Mānasa-Pūjā: (Smaraṇa Worship of the Pure Devotees)

— Published under the Guidance of Śrīla Bhakti Siddhānta Sarasvatī Ṭhākura Prabhupāda

(Weekly Gauḍīya, Vol. 2, 1926–27)

— Siddhanta Vāṇī Publications

The infinitely compassionate Supreme Lord, desiring to bestow His mercy upon the conditioned souls burdened with countless anarthas, descends into this mundane realm in the forms of Śrī Nāma, Śrī Arcā, and Śrī Mahanta-Guru. Yet, even while descending into the domain of material perception, He forever remains transcendental to it. This is His divine sovereignty (īśitā).

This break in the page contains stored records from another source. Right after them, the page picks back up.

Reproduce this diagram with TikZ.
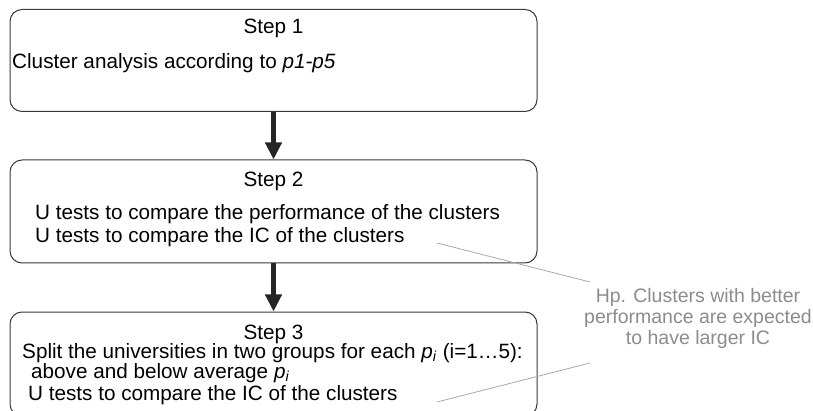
\documentclass[tikz,border=0pt]{standalone}
\usepackage{fontspec}
\setmainfont{Liberation Sans}
\usetikzlibrary{positioning, arrows.meta}
\definecolor{boxLine}{HTML}{3A3A3A}
\definecolor{noteGray}{HTML}{8C8C8C}
\definecolor{leaderGray}{HTML}{A8A8A8}

\newcommand{\pidx}{\textit{p}\textsubscript{\textit{i}}}

\begin{document}
\begin{tikzpicture}[x=1pt, y=-1pt,
        every node/.style={font=\fontsize{20.7}{25}\selectfont, inner sep=0pt},
        stepbox/.style={rectangle, rounded corners=12pt, draw=boxLine, line width=1pt,
                        minimum width=527pt},
        txtline/.style={anchor=base west},
        steptitle/.style={anchor=base},
        arr/.style={-{Triangle[length=17pt, width=16pt]}, line width=4.5pt, black!85},
        leader/.style={leaderGray, line width=0.8pt},
        note/.style={text=noteGray, align=center, font=\fontsize{19.5}{21}\selectfont},
      ]
        \useasboundingbox (0,0) rectangle (813,411);
        \clip (0,0) rectangle (813,411);

        % Step 1
        \node[stepbox, minimum height=102pt] (s1) at (273.5,60.5) {};
        \node[steptitle] (t1) at (273.5,34) {Step 1};
        \node[txtline] (c1) at (12,69) {Cluster analysis according to \textit{p1-p5}};

        % Step 2
        \node[stepbox, minimum height=103pt] (s2) at (273.5,211.5) {};
        \node[steptitle] (t2) at (273.5,187) {Step 2};
        \node[txtline] (u1) at (35,220) {U tests to compare the performance of the clusters};
        \node[txtline] (u2) at (35,243) {U tests to compare the IC of the clusters};

        % Step 3 (runs off the bottom edge)
        \node[stepbox, minimum height=104pt] (s3) at (273.5,364) {};
        \node[steptitle] (t3) at (273.5,339) {Step 3};
        \node[txtline] (sp) at (22,358) {Split the universities in two groups for each \pidx{} (i=1…5):};
        \node[txtline] (ab) at (31,378) {above and below average \pidx};
        \node[txtline] (u3) at (28,400) {U tests to compare the IC of the clusters};

        \draw[arr] (s1.south) -- (s2.north);
        \draw[arr] (s2.south) -- (s3.north);

        % Hypothesis note with its two leaders
        \node[note] (hyp) at (698,318) {Hp. Clusters with better\\performance are expected\\to have larger IC};
        \coordinate (l2) at (437,243);
        \coordinate (l3) at (437,402);
        \coordinate (hypTop) at (590,282);
        \coordinate (hypBot) at (590,363);
        \draw[leader] (l2) -- (hypTop);
        \draw[leader] (l3) -- (hypBot);
      \end{tikzpicture}
\end{document}
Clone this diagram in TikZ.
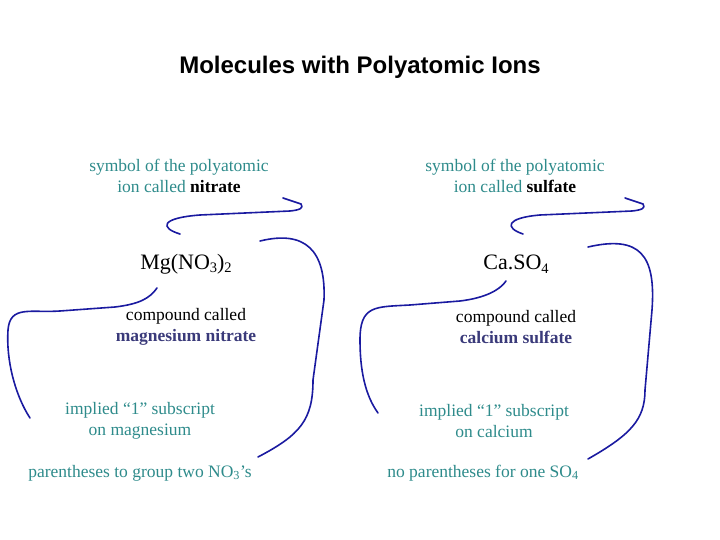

Those bewildered by the limitations of sensory and mundane knowledge (akṣaja-jñāna) can never comprehend this truth by their own endeavor. It becomes an object of realization only for those whose hearts are inclined toward service (sevā-unmukhatā). Śrī Arcā manifests within this world in eight distinct forms. As stated:

śailī dārumayī lauhī lepyā lekhyā ca saikatī |

manomayī maṇimayī pratimāṣṭa-vidhā smṛtā ||

(Śrīmad-Bhāgavatam 11.27.12)

“The Deity form (pratimā) is remembered as being of eight kinds: fashioned from stone, wood, metal, clay or sandal-paste, painted or drawn, sand, jewels, and the form conceived within the mind.”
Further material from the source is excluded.